サービスデザインがこのように異なるレベルのデザインを横断することに伴い、そのプロジェクトを推進するメンバーには、柔軟な視点や視座、視野の切り換えとともに、異なるエレメントやプレイヤーを全体としてオーケストレーションするスキルが求められることになる。

例えば、エクスペリエンスのデザインの場合、様々なタッチポイントをカスタマーのアウトカムやサービスブランドの世界観に調和させていくため、個々のインタラクションの体験に注目しつつも、常にその役割をエクスペリエンス全体の中に位置づける、ズームイン/ズームアウトの切り換えが行われる。

またサービスデリバリーのデザインでは、カスタマーのコンテキストや体験の理解から導かれたインサイトを事業側へと取り込むアウトサイドインの視点と、企業の持つコンピタンスを生かしてサービスを構築するインサイトアウトの視点の切り換えがなされる。

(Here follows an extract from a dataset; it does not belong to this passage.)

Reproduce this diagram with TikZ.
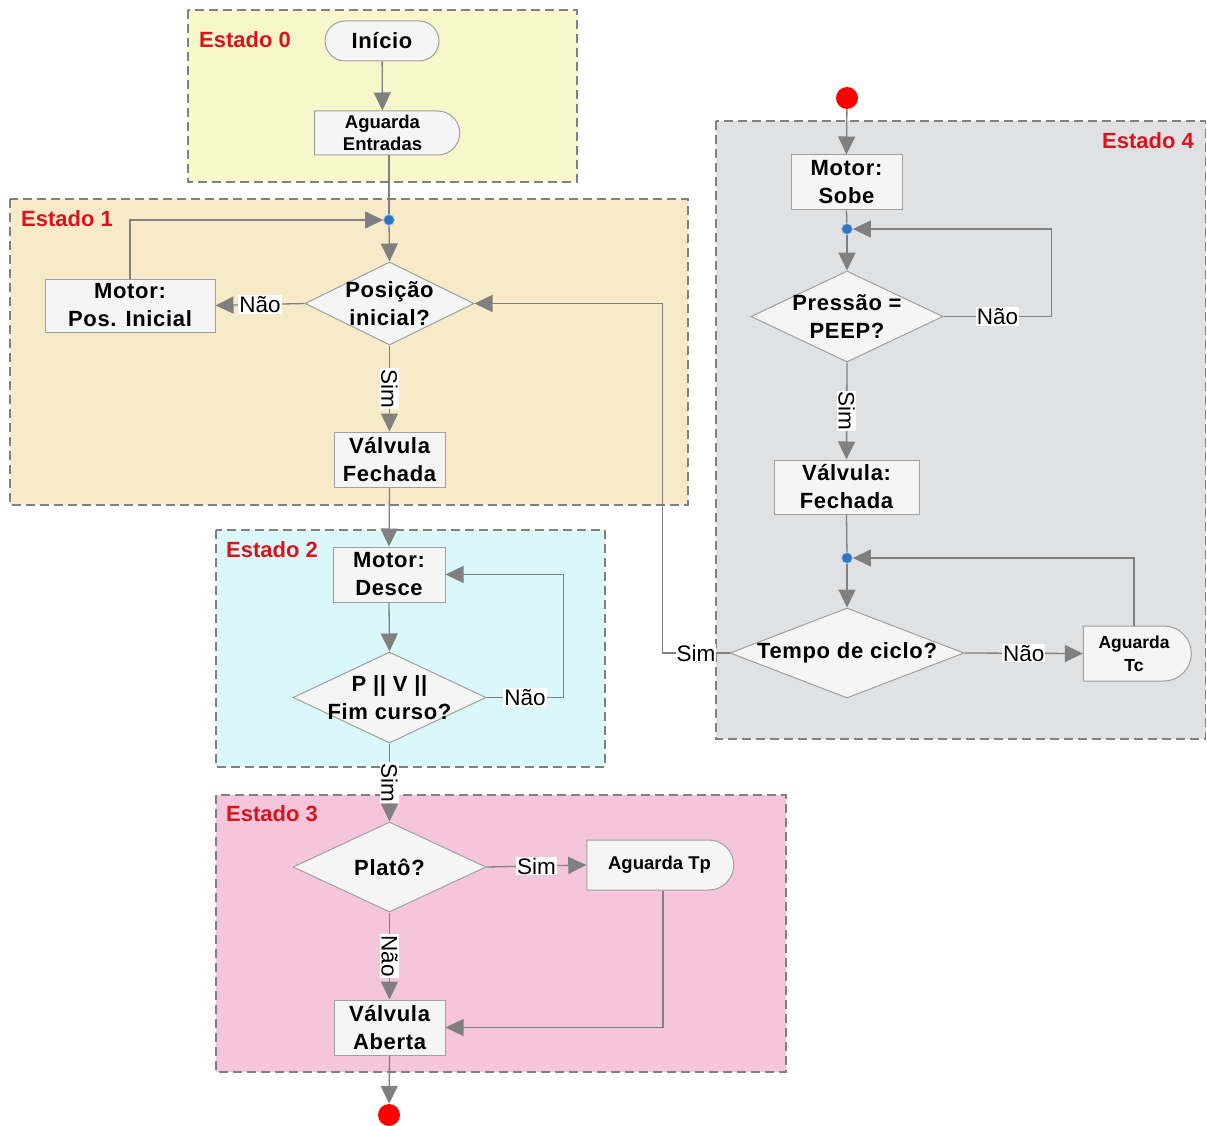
\documentclass[tikz,border=0pt]{standalone}
\usepackage{fontspec}
\setmainfont{Liberation Sans}
\usetikzlibrary{shapes.geometric,shapes.misc,arrows.meta,backgrounds}

\definecolor{zoneA}{HTML}{F7F7CB}
\definecolor{zoneB}{HTML}{F7EAC8}
\definecolor{zoneC}{HTML}{DAF7FA}
\definecolor{zoneD}{HTML}{F5C5DC}
\definecolor{zoneE}{HTML}{DFE1E3}
\definecolor{edge}{HTML}{808080}
\definecolor{boxline}{HTML}{A0A0A0}
\definecolor{boxfill}{HTML}{F5F5F5}
\definecolor{statered}{HTML}{D9141C}
\definecolor{dotblue}{HTML}{2E75C0}
\definecolor{endred}{HTML}{FF0000}

\begin{document}
\begin{tikzpicture}[x=1pt,y=-1pt,
  zone/.style={draw=edge, dash pattern=on 9pt off 5pt, line width=1.3pt},
  zonetitle/.style={font=\bfseries\fontsize{22}{26}\selectfont, text=statered, inner sep=0pt},
  boxtext/.style={font=\bfseries\fontsize{22}{28}\selectfont\addfontfeatures{LetterSpace=3}, align=center},
  proc/.style={rectangle, draw=boxline, fill=boxfill, line width=1pt, inner sep=0pt, boxtext},
  term/.style={rounded rectangle, draw=boxline, fill=boxfill, line width=1pt, inner sep=0pt, boxtext},
  waitbox/.style={rounded rectangle, rounded rectangle left arc=none, draw=boxline, fill=boxfill,
    line width=1pt, inner sep=0pt, align=center, font=\bfseries\fontsize{18.5}{22.5}\selectfont},
  decision/.style={diamond, draw=boxline, fill=boxfill, line width=1pt, inner sep=0pt},
  junction/.style={circle, fill=dotblue, draw=dotblue!40, line width=0.8pt, inner sep=0pt, minimum size=11pt},
  terminal/.style={circle, fill=endred, inner sep=0pt, minimum size=22pt},
  link/.style={draw=edge, line width=1.3pt},
  arr/.style={link, -{Triangle[length=18pt,width=17pt]}},
  lbl/.style={fill=white, inner sep=1pt, font=\fontsize{22.5}{26}\selectfont},
  vlbl/.style={lbl, rotate=-90}
]
\useasboundingbox (0,0) rectangle (1207,1126);

% ---------- nodes ----------
\node[term, minimum width=114pt, minimum height=40pt] (ini) at (382,41) {Início};
\node[waitbox, minimum width=145pt, minimum height=44pt] (ae) at (382.5,133) {Aguarda\\Entradas};

\node[junction] (j1) at (389,220) {};
\node[decision, minimum width=169pt, minimum height=83pt] (d1) at (389.5,303.5) {};
\node[boxtext] (d1t) at (d1) {Posição\\inicial?};
\node[proc, minimum width=170pt, minimum height=53pt] (m1) at (130,305.5) {Motor:\\Pos. Inicial};
\node[proc, minimum width=111pt, minimum height=55pt] (v1) at (389.5,459.5) {Válvula\\Fechada};

\node[proc, minimum width=112pt, minimum height=55pt] (m2) at (389,574.5) {Motor:\\Desce};
\node[decision, minimum width=193pt, minimum height=91pt] (d2) at (389.5,697.5) {};
\node[boxtext] (d2t) at (d2) {P || V ||\\Fim curso?};

\node[decision, minimum width=193pt, minimum height=90pt] (p3) at (389.5,867) {};
\node[boxtext] (p3t) at (p3) {Platô?};
\node[waitbox, minimum width=147pt, minimum height=50pt] (tp) at (659.5,865) {Aguarda Tp};
\node[proc, minimum width=111pt, minimum height=55pt] (va) at (389.5,1027.5) {Válvula\\Aberta};
\node[terminal] (fim) at (389,1115) {};

\node[terminal] (st4) at (847,98) {};
\node[proc, minimum width=111pt, minimum height=55pt] (ms) at (846.5,182.5) {Motor:\\Sobe};
\node[junction] (j2) at (847,229) {};
\node[decision, minimum width=192pt, minimum height=91pt] (d3) at (847,316.5) {};
\node[boxtext] (d3t) at (d3) {Pressão =\\PEEP?};
\node[proc, minimum width=145pt, minimum height=54pt] (vf) at (846.5,487) {Válvula:\\Fechada};
\node[junction] (j3) at (847,558) {};
\node[decision, minimum width=234pt, minimum height=90pt] (d4) at (847,653) {};
\node[boxtext] (d4t) at (d4) {Tempo de ciclo?};
\node[waitbox, minimum width=108pt, minimum height=55pt, font=\bfseries\fontsize{17.5}{23}\selectfont] (tc) at (1134,653.5) {Aguarda\\Tc};

% ---------- state regions ----------
\begin{scope}[on background layer]
  \filldraw[zone, fill=zoneA] (188,10) rectangle (577,182);
  \filldraw[zone, fill=zoneB] (10,199) rectangle (688,505);
  \filldraw[zone, fill=zoneC] (216,530) rectangle (605,767);
  \filldraw[zone, fill=zoneD] (216,795) rectangle (786,1072);
  \filldraw[zone, fill=zoneE] (716,121) rectangle (1205.5,739);
\end{scope}
\node[zonetitle] (s0) at (245,40) {Estado 0};
\node[zonetitle] (s1) at (67,219) {Estado 1};
\node[zonetitle] (s2) at (272,550) {Estado 2};
\node[zonetitle] (s3) at (272,814) {Estado 3};
\node[zonetitle] (s4) at (1148,141) {Estado 4};

% ---------- connectors ----------
% Estado 0
\draw[arr] (ini) -- (ae);
\draw[link] (ae.south -| j1) -- (j1);

% Estado 1
\draw[arr] (m1.north) |- (j1);
\draw[arr] (j1) -- (d1.north);
\draw[arr] (d1.west) -- node[lbl] {Não} (m1.east);
\draw[arr] (d1.south) -- node[vlbl] {Sim} (v1.north);
\draw[arr] (v1.south) -- (m2.north);

% Estado 2
\draw[arr] (m2.south) -- (d2.north);
\draw[arr] (d2.east) -- node[lbl] {Não} ++(77,0) |- (m2.east);
\draw[arr] (d2.south) -- node[vlbl] {Sim} (p3.north);

% Estado 3
\draw[arr] (p3.east) -- node[lbl] {Sim} (tp.west);
\draw[arr] ([xshift=3.5pt]tp.south) |- (va.east);
\draw[arr] (p3.south) -- node[vlbl] {Não} (va.north);
\draw[arr] (va.south) -- (fim);

% Estado 4
\draw[arr] (st4) -- (ms.north);
\draw[link] (ms.south) -- (j2);
\draw[arr] (j2) -- (d3.north);
\draw[arr] (d3.east) -- node[lbl] {Não} ++(108,0) |- (j2);
\draw[arr] (d3.south) -- node[vlbl] {Sim} (vf.north);
\draw[link] (vf.south) -- (j3);
\draw[arr] (j3) -- (d4.north);
\draw[arr] (d4.east) -- node[lbl] {Não} (tc.west);
\draw[arr] (tc.north) |- (j3);
\draw[arr] (d4.west) -- node[lbl] {Sim} ++(-67,0) |- (d1.east);
\end{tikzpicture}
\end{document}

さらにサービスエコシステムのデザインに際しては、そこに関わる様々な立場のステークホルダーとともに、それぞれの役割や責任、制度を共同でデザインしていくコミュニケーションスキルとファシリテーション能力が発揮される。

多くの日本企業の現状として、カスタマーエクスペリエンスのデザイン、サービスのデリバリーやプロダクトの設計、その実現のための技術やシステムの開発、さらに組織編成や運営のマネジメント、事業戦略の策定において、それぞれの担当が部門毎に分断されており、それらを横断した連携の取り組みが困難であるか、あるいはそのために多大な時間やコミュニケーションの労力を要する傾向が強い。

イノベーションのスピードが、デザインとテクノロジー、そしてビジネスの領域の発想やコンピタンスの融合によって加速していることを考えるとき、組織や業務の在り方もそれに応じた変革が急務である。

今後、日本の企業がサービスデザインの考え方やマインドセット、様々な知識共有のツールやテクニック、さらに共同デザインのプロセスを取り入れることで、各部門の担当者がその専門性を発揮しながらも、相互の連携によって魅力的かつ斬新なビジネスの構築が促進されることを期待したい。